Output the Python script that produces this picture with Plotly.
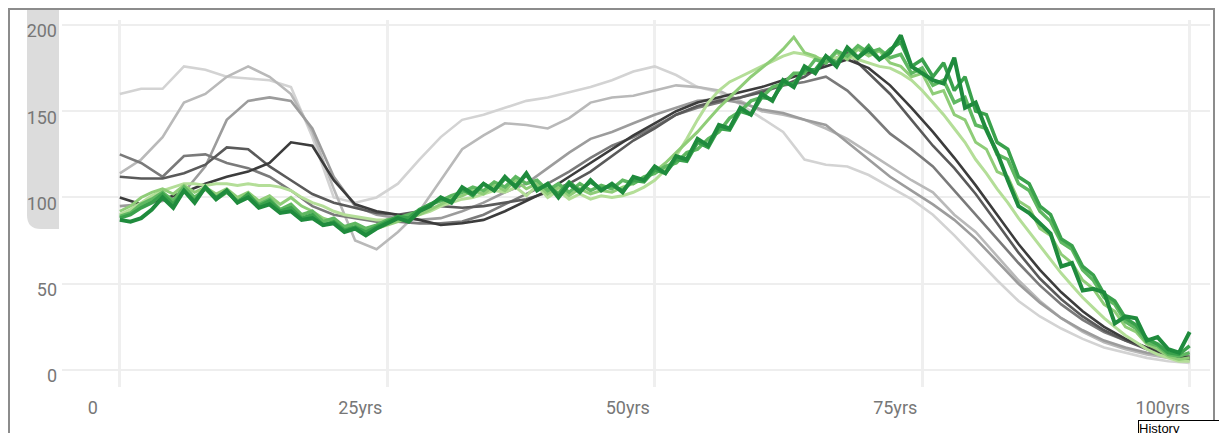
import plotly.graph_objects as go

# ------------------------------------------------------------
# data: values per age (years)
# ------------------------------------------------------------
years_gray = list(range(0, 101, 2))
years_green = list(range(0, 101))

gray_1 = [160, 163, 163, 176, 174, 170, 169, 168, 164, 135, 100, 97, 100, 108, 122, 135, 145,
          148, 152, 156, 158, 161, 164, 168, 173, 176, 171, 164, 161, 154, 146, 138, 122, 119,
          118, 113, 106, 99, 90, 78, 65, 52, 40, 31, 24, 18, 13, 10, 7, 5, 4]
gray_2 = [114, 122, 135, 155, 160, 170, 176, 170, 160, 138, 105, 75, 70, 80, 92, 110, 128,
          136, 143, 142, 140, 146, 155, 158, 159, 162, 165, 164, 162, 156, 150, 148, 145, 140,
          134, 126, 118, 110, 103, 90, 80, 66, 52, 40, 30, 22, 16, 12, 9, 7, 5]
gray_3 = [95, 96, 98, 103, 118, 145, 156, 158, 156, 140, 112, 95, 90, 88, 87, 88, 92,
          97, 103, 108, 117, 126, 134, 138, 143, 148, 152, 156, 157, 155, 151, 149, 145, 142,
          132, 122, 112, 104, 96, 87, 76, 63, 50, 39, 30, 23, 17, 13, 10, 8, 6]
gray_4 = [125, 120, 112, 124, 125, 120, 117, 112, 104, 95, 90, 88, 86, 86, 85, 85, 86,
          90, 96, 102, 108, 115, 123, 130, 135, 141, 148, 152, 155, 158, 162, 165, 167, 170,
          162, 150, 137, 128, 118, 104, 90, 76, 62, 49, 38, 29, 22, 17, 13, 10, 8]
gray_5 = [112, 111, 111, 114, 119, 129, 128, 118, 110, 102, 97, 94, 91, 90, 92, 95, 94,
          95, 97, 99, 103, 108, 115, 124, 133, 140, 148, 153, 156, 158, 161, 165, 170, 178,
          184, 172, 160, 145, 130, 117, 102, 85, 68, 53, 41, 31, 23, 17, 12, 9, 6]
gray_6 = [100, 96, 99, 103, 108, 112, 115, 120, 132, 130, 110, 96, 92, 90, 87, 84, 85,
          87, 92, 98, 104, 112, 120, 128, 136, 143, 150, 155, 158, 161, 164, 168, 172, 176,
          180, 175, 165, 152, 138, 123, 107, 90, 73, 58, 45, 34, 25, 18, 13, 9, 7]

green_1 = [90, 93, 97, 101, 104, 106, 108, 108, 107, 108, 108, 107, 108, 107, 107,
           106, 104, 100, 97, 95, 92, 90, 89, 88, 87,
           87, 87, 88, 90, 92, 95, 97, 99, 100, 102, 104, 103, 106, 101, 107,
           100, 104, 99, 102, 99, 101, 100, 101, 103, 106,
           110, 116, 124, 134, 145, 155, 162, 167, 170, 173, 176, 179, 182, 184, 183,
           181, 180, 181, 182, 180, 178, 176, 175, 172, 168,
           162, 155, 148, 140, 132, 122, 114, 105, 97, 88, 80, 72, 64, 56, 49,
           42, 36, 30, 25, 20, 16, 12, 9, 7, 5, 5]
green_2 = [92, 95, 100, 103, 105, 102, 107, 103, 106, 102, 105, 100, 103, 98, 101,
           96, 100, 95, 92, 88, 86, 83, 82, 81, 82,
           84, 86, 88, 90, 93, 96, 99, 101, 104, 102, 107, 104, 110, 105, 108,
           102, 106, 101, 105, 102, 104, 103, 106, 108, 111,
           115, 120, 126, 132, 138, 145, 152, 158, 164, 170, 175, 180, 186, 193, 184,
           182, 178, 184, 180, 186, 182, 185, 178, 176, 170,
           172, 160, 162, 148, 145, 132, 128, 115, 112, 98, 94, 82, 78, 67, 62,
           52, 47, 38, 34, 25, 22, 15, 12, 8, 6, 7]
green_3 = [89, 91, 96, 99, 103, 98, 106, 100, 105, 99, 103, 98, 101, 96, 99,
           93, 96, 90, 92, 86, 88, 83, 85, 82, 84,
           87, 88, 90, 92, 96, 98, 101, 103, 106, 104, 109, 106, 112, 108, 110,
           104, 108, 103, 108, 104, 107, 105, 110, 108, 112,
           114, 118, 120, 126, 128, 134, 138, 146, 150, 156, 158, 164, 166, 172, 172,
           180, 178, 185, 182, 188, 184, 186, 181, 183, 172,
           175, 165, 168, 155, 158, 142, 140, 125, 122, 108, 104, 92, 86, 74, 70,
           58, 52, 42, 38, 28, 24, 16, 14, 9, 8, 10]
green_4 = [88, 90, 94, 97, 102, 96, 104, 98, 106, 100, 104, 97, 102, 95, 98,
           92, 94, 88, 90, 84, 86, 81, 83, 80, 83,
           86, 89, 88, 93, 96, 99, 98, 105, 101, 108, 104, 111, 107, 113, 105,
           107, 102, 109, 104, 109, 105, 107, 104, 110, 109,
           116, 114, 122, 121, 132, 129, 140, 139, 150, 148, 158, 157, 166, 166, 174,
           174, 182, 178, 186, 181, 188, 180, 186, 190, 176,
           180, 170, 178, 162, 170, 150, 148, 132, 128, 112, 108, 95, 90, 76, 72,
           60, 55, 44, 40, 30, 26, 18, 15, 10, 9, 14]
green_5 = [87, 86, 88, 93, 100, 94, 104, 97, 106, 99, 104, 97, 100, 94, 96,
           91, 92, 87, 88, 84, 85, 80, 82, 78, 82,
           85, 88, 86, 92, 95, 100, 97, 106, 102, 108, 104, 112, 106, 114, 104,
           108, 100, 108, 103, 110, 104, 108, 103, 112, 110,
           118, 114, 124, 122, 134, 130, 142, 140, 152, 148, 160, 156, 168, 164, 176,
           172, 182, 176, 187, 181, 186, 180, 184, 194, 176,
           172, 168, 166, 181, 152, 155, 139, 126, 110, 95, 91, 85, 79, 60, 62,
           46, 47, 45, 27, 31, 30, 17, 19, 12, 10, 22]

tick_vals_x = [0, 25, 50, 75, 100]
tick_text_x = ["0", "25yrs", "50yrs", "75yrs", "100yrs"]
tick_vals_y = [0, 50, 100, 150, 200]

gray_series = [gray_1, gray_2, gray_3, gray_4, gray_5, gray_6]
gray_colors = ["#d3d3d3", "#b9b9b9", "#9c9c9c", "#7a7a7a", "#5a5a5a", "#3c3c3c"]
green_series = [green_1, green_2, green_3, green_4, green_5]
green_colors = ["#b4de98", "#8fcd78", "#5fb861", "#3aa14c", "#1f8b3d"]
green_widths = [3, 3, 3.5, 3.5, 4]

# ------------------------------------------------------------
# figure
# ------------------------------------------------------------
fig = go.Figure()

for vals, col in zip(gray_series, gray_colors):
    fig.add_trace(go.Scatter(x=years_gray, y=vals, mode="lines",
                             line=dict(color=col, width=2.6), showlegend=False))

for vals, col, w in zip(green_series, green_colors, green_widths):
    fig.add_trace(go.Scatter(x=years_green, y=vals, mode="lines",
                             line=dict(color=col, width=w), showlegend=False))

# the page body adds an 8px margin, so the figure is laid out in
# screen pixels minus that offset
OFF = 8
W, H = 1227 - OFF, 433 - OFF
L, R, T, B = 62 - OFF, 1210 - OFF, 20 - OFF, 387 - OFF


def px(x):
    return (x - OFF - L) / (R - L)


def py(y):
    return (B - (y - OFF)) / (B - T)


wm = "#dcdcdc"
shapes = []
# left rounded bar behind the y labels (part of a faint watermark)
path = (f"M {px(27)},{py(4)} L {px(59)},{py(4)} L {px(59)},{py(229)} "
        f"L {px(41)},{py(229)} Q {px(27)},{py(229)} {px(27)},{py(215)} Z")
shapes.append(dict(type="path", xref="paper", yref="paper", path=path,
                   fillcolor=wm, line_width=0, layer="below"))
# outer frame
shapes.append(dict(type="rect", xref="paper", yref="paper", x0=px(9), x1=px(1214),
                   y0=py(470), y1=py(9), line=dict(color="#8c8c8c", width=2),
                   fillcolor="rgba(0,0,0,0)", layer="below"))

fig.update_layout(
    width=W, height=H,
    margin=dict(l=L, r=W - R, t=T, b=H - B, autoexpand=False),
    paper_bgcolor="white",
    plot_bgcolor="rgba(0,0,0,0)",
    font=dict(family="Roboto, Open Sans, sans-serif", size=18, color="#777777"),
    shapes=shapes,
    showlegend=False,
)

fig.update_xaxes(
    range=[-5.4, 101.9], tickvals=tick_vals_x, ticktext=tick_text_x,
    showgrid=True, gridcolor="#efefef", gridwidth=2.5, zeroline=False,
    showline=False, ticks="", ticklabelshift=-27, ticklabelstandoff=8,
    ticklabeloverflow="allow", automargin=False,
)
fig.update_yaxes(
    range=[-9.9, 202.9], tickvals=tick_vals_y,
    showgrid=True, gridcolor="#eeeeee", gridwidth=1.5, zeroline=False,
    showline=False, ticks="", ticklabelshift=6, ticklabelstandoff=4,
    ticklabeloverflow="allow", automargin=False,
)

fig.add_annotation(
    xref="paper", yref="paper", x=px(1138), y=py(420), xanchor="left", yanchor="top",
    text="History", showarrow=False, align="left", valign="top",
    width=95, height=30, bgcolor="white", bordercolor="black", borderwidth=1, borderpad=0,
    font=dict(family="Liberation Sans, Arial", size=13, color="black"),
)

fig.write_html("out.html")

* JOB: Repeat only what lies between the start of the data and the end of the line containing "import plotly.graph_objects as go", exactly, with pictures left out.

* RESULT OF THIS TASK:
Output the Python script that produces this picture with Plotly.
import plotly.graph_objects as go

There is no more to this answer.